The Supreme Court’s recent ruling on birthright citizenship has lit a fuse in conservative circles, and Senator Eric Schmitt is walking right up to the blast zone. Schmitt announced he will file legislation to change the Immigration and Nationality Act so Congress can define who counts as a citizen under the 14th Amendment. If that fails, he says he will push a constitutional amendment to “restore American citizenship.”
Schmitt’s Legislation: Clarifying the 14th Amendment and Ending Automatic Citizenship
Senator Schmitt’s bill aims to clarify the Citizenship Clause in the 14th Amendment through ordinary legislation. He pointed to the Supreme Court decision that rejected President Trump’s executive order to end birthright citizenship and said the Court has opened a narrow door for Congress to act. That’s the angle here: this is a direct congressional response to a Supreme Court ruling. Schmitt is not hiding the game. He wants a law that defines citizenship by allegiance and permanence, not by geography alone.

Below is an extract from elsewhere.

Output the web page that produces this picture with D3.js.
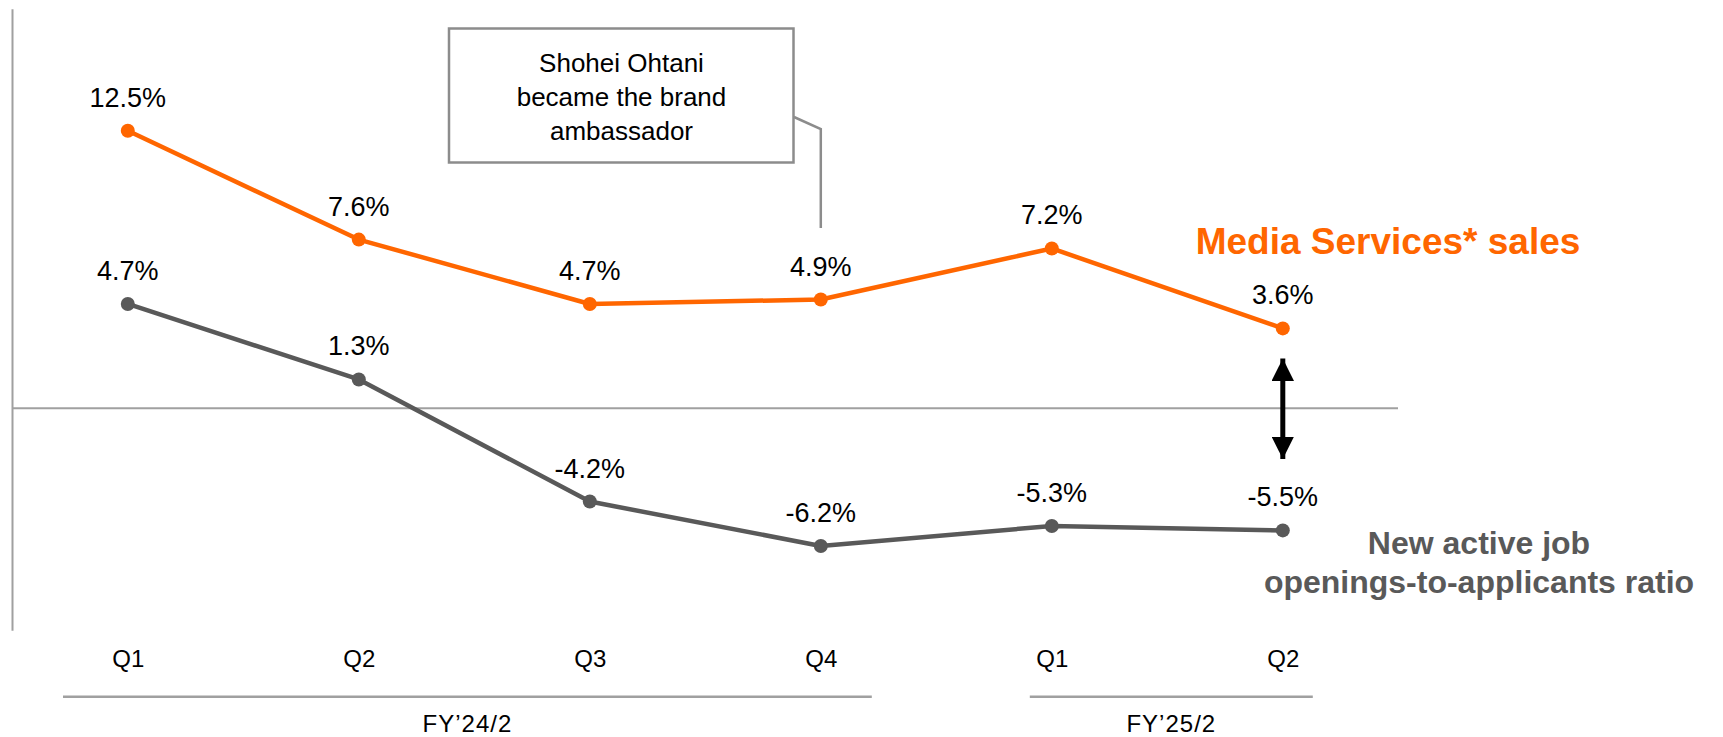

Backing From the Bench — and a Warning From Conservatives
Schmitt leaned on the conservative justices’ words to make his case. He echoed Justice Thomas’ hard-hitting dissent and flagged comments from Justice Kavanaugh that, he believes, leave room for Congress. He called the majority opinion “disastrous” and warned that automatic birthright citizenship will erode national sovereignty. Translation: conservatives see the decision as a judicial decision that rewrote history, and they want Congress to rewrite the statute back.
Why This Matters: Immigration, Sovereignty, and Assimilation
This debate is not just legal hair-splitting. It goes to who belongs in the political nation. Republicans argue that unlimited birthright citizenship creates incentives for mass illegal immigration and creates a generation of citizens with weak ties to American civic life. Opponents say stripping citizenship by law or amendment would be harsh and divisive. Schmitt’s pitch is simple and blunt: Congress can act to protect borders and the meaning of citizenship if the Court will not.
What Comes Next and Why Conservatives Should Care
Schmitt’s next steps are clear: draft the legislative language, rally fellow Republicans, and if necessary, begin the long work of a constitutional amendment. That’s politics at its most old-fashioned and stubborn — draft, persuade, pass. For conservatives worried about sovereignty, assimilation, and lawful immigration, this is a fight worth having. Whether Congress will follow or whether this effort becomes another headline depends on Republican unity and public pressure. Either way, Schmitt has made his choice: no quiet hand-wringing, just a plan to change the law or the Constitution so that citizenship means something more than a birthplace.